Print word for word the first line of the listing below and every line after it, through the line with "(baslik) at (360,19.5)". Leave out the pictures and the rest.

□ □ □ □ □ □ □

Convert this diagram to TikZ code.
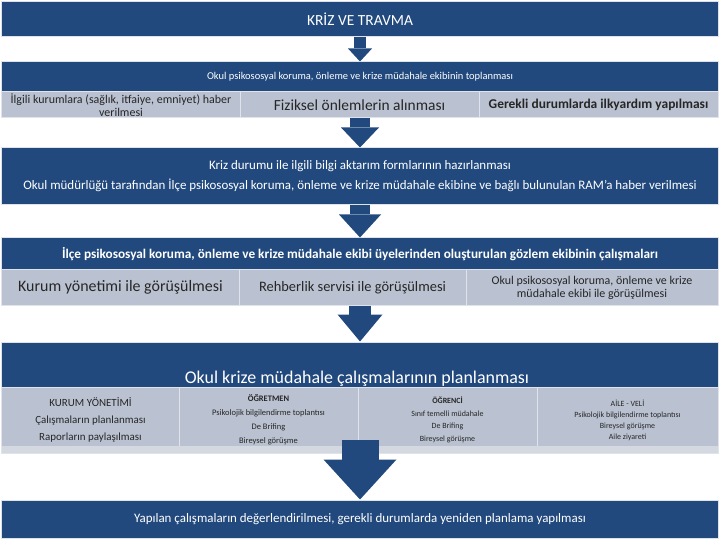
\documentclass[tikz,border=0pt]{standalone}
\usepackage{fontspec}
\setmainfont{Carlito}
\usetikzlibrary{arrows.meta}

\definecolor{koyumavi}{RGB}{33,73,125}
\definecolor{acikmavi}{RGB}{186,194,209}
\definecolor{seritgri}{RGB}{212,217,225}
\definecolor{kenargri}{RGB}{222,227,233}

\begin{document}
\begin{tikzpicture}[x=1bp, y=-1bp,
    koyukutu/.style={fill=koyumavi, draw=kenargri, line width=1bp, text=white,
        minimum width=716bp, inner sep=0pt, align=center},
    acikkutu/.style={fill=acikmavi, draw=white!55!acikmavi, line width=1bp,
        text=black!85, inner sep=0pt, align=center},
    okblok/.style n args={3}{draw=koyumavi, line width=#1,
        -{Triangle[width=#2, length=#3, line width=0pt]}}]

    % 0. Sayfa sınırı
    \useasboundingbox (0,0) rectangle (720,540);

    % 1. Başlık kutusu
    \node[koyukutu, minimum height=35bp, font=\fontsize{15.5}{18}\selectfont]
        (baslik) at (360,19.5) {KRİZ VE TRAVMA};

    % 2. Ekibin toplanması ve alt kutular
    \node[koyukutu, minimum height=30bp, font=\fontsize{10.5}{12}\selectfont]
        (toplanma) at (360,77) {Okul psikososyal koruma, önleme ve krize müdahale ekibinin toplanması};
    \node[acikkutu, minimum width=238bp, minimum height=26bp, font=\fontsize{12}{13}\selectfont]
        (kurumlar) at (121,105) {İlgili kurumlara (sağlık, itfaiye, emniyet) haber\\verilmesi};
    \node[acikkutu, minimum width=239bp, minimum height=26bp, font=\fontsize{15.5}{17}\selectfont]
        (fiziksel) at (359.5,105) {Fiziksel önlemlerin alınması};
    \node[acikkutu, minimum width=239bp, minimum height=26bp, font=\bfseries\fontsize{13.5}{15}\selectfont]
        (ilkyardim) at (598.5,105) {Gerekli durumlarda ilkyardım yapılması};

    % 3. Bilgi aktarımı
    \node[koyukutu, minimum height=57bp, font=\fontsize{13}{20}\selectfont]
        (bilgi) at (360,176.5) {Kriz durumu ile ilgili bilgi aktarım formlarının hazırlanması\\
        Okul müdürlüğü tarafından İlçe psikososyal koruma, önleme ve krize müdahale ekibine ve bağlı bulunulan RAM'a haber verilmesi};

    % 4. Gözlem ekibinin çalışmaları ve alt kutular
    \node[koyukutu, minimum height=32bp, font=\bfseries\fontsize{13.3}{15}\selectfont]
        (gozlem) at (360,254) {İlçe psikososyal koruma, önleme ve krize müdahale ekibi üyelerinden oluşturulan gözlem ekibinin çalışmaları};
    \node[acikkutu, minimum width=237bp, minimum height=35bp, font=\fontsize{16}{18}\selectfont]
        (yonetim) at (120.5,287.5) {Kurum yönetimi ile görüşülmesi};
    \node[acikkutu, minimum width=227bp, minimum height=35bp, font=\fontsize{14.5}{17}\selectfont]
        (rehber) at (352.5,287.5) {Rehberlik servisi ile görüşülmesi};
    \node[acikkutu, minimum width=252bp, minimum height=35bp, font=\fontsize{12}{13}\selectfont]
        (ekip) at (592,287.5) {Okul psikososyal koruma, önleme ve krize\\müdahale ekibi ile görüşülmesi};

    % 5. Planlama ve sütunlar
    \node[koyukutu, minimum height=45bp] (planlama) at (360,364.5) {};
    \node[anchor=base, text=white, font=\fontsize{18}{21}\selectfont]
        (planlamayazi) at (357,383) {Okul krize müdahale çalışmalarının planlanması};
    \node[acikkutu, minimum width=177bp, minimum height=66bp, font=\fontsize{11}{17}\selectfont]
        (kurum) at (90.5,420) {KURUM YÖNETİMİ\\Çalışmaların planlanması\\Raporların paylaşılması};
    \node[acikkutu, minimum width=179bp, minimum height=66bp, font=\fontsize{8.5}{14}\selectfont]
        (ogretmen) at (268.5,420) {\textbf{ÖĞRETMEN}\\Psikolojik bilgilendirme toplantısı\\De Brifing\\Bireysel görüşme};
    \node[acikkutu, minimum width=179bp, minimum height=66bp, font=\fontsize{8}{12.5}\selectfont]
        (ogrenci) at (447.5,420) {\textbf{ÖĞRENCİ}\\Sınıf temelli müdahale\\De Brifing\\Bireysel görüşme};
    \node[acikkutu, minimum width=181bp, minimum height=66bp, font=\fontsize{8}{11}\selectfont]
        (aile) at (627.5,420) {AİLE - VELİ\\Psikolojik bilgilendirme toplantısı\\Bireysel görüşme\\Aile ziyareti};
    % alt şerit
    \fill[seritgri] (2,446) rectangle (718,453);

    % 6. Sonuç kutusu
    \node[koyukutu, minimum height=38bp, font=\fontsize{13}{15}\selectfont]
        (sonuc) at (360,519) {Yapılan çalışmaların değerlendirilmesi, gerekli durumlarda yeniden planlama yapılması};

    % 7. Oklar
    \coordinate (ok5bas) at (360,440);
    \draw[okblok={12bp}{24bp}{13bp}] (baslik.south) -- (toplanma.north);
    \draw[okblok={20bp}{38bp}{20bp}] (bilgi.north |- fiziksel.south) -- (bilgi.north);
    \draw[okblok={20bp}{42bp}{23bp}] (bilgi.south) -- (gozlem.north);
    \draw[okblok={22bp}{45bp}{27bp}] (planlama.north |- rehber.south) -- (planlama.north);
    \draw[okblok={37bp}{73bp}{40bp}] (ok5bas) -- (sonuc.north);

\end{tikzpicture}
\end{document}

□ □ □ □ □ □ □

SOLUTION FOR THIS EXERCISE:
Convert this diagram to TikZ code.
\documentclass[tikz,border=0pt]{standalone}
\usepackage{fontspec}
\setmainfont{Carlito}
\usetikzlibrary{arrows.meta}

\definecolor{koyumavi}{RGB}{33,73,125}
\definecolor{acikmavi}{RGB}{186,194,209}
\definecolor{seritgri}{RGB}{212,217,225}
\definecolor{kenargri}{RGB}{222,227,233}

\begin{document}
\begin{tikzpicture}[x=1bp, y=-1bp,
    koyukutu/.style={fill=koyumavi, draw=kenargri, line width=1bp, text=white,
        minimum width=716bp, inner sep=0pt, align=center},
    acikkutu/.style={fill=acikmavi, draw=white!55!acikmavi, line width=1bp,
        text=black!85, inner sep=0pt, align=center},
    okblok/.style n args={3}{draw=koyumavi, line width=#1,
        -{Triangle[width=#2, length=#3, line width=0pt]}}]

    % 0. Sayfa sınırı
    \useasboundingbox (0,0) rectangle (720,540);

    % 1. Başlık kutusu
    \node[koyukutu, minimum height=35bp, font=\fontsize{15.5}{18}\selectfont]
        (baslik) at (360,19.5) {KRİZ VE TRAVMA};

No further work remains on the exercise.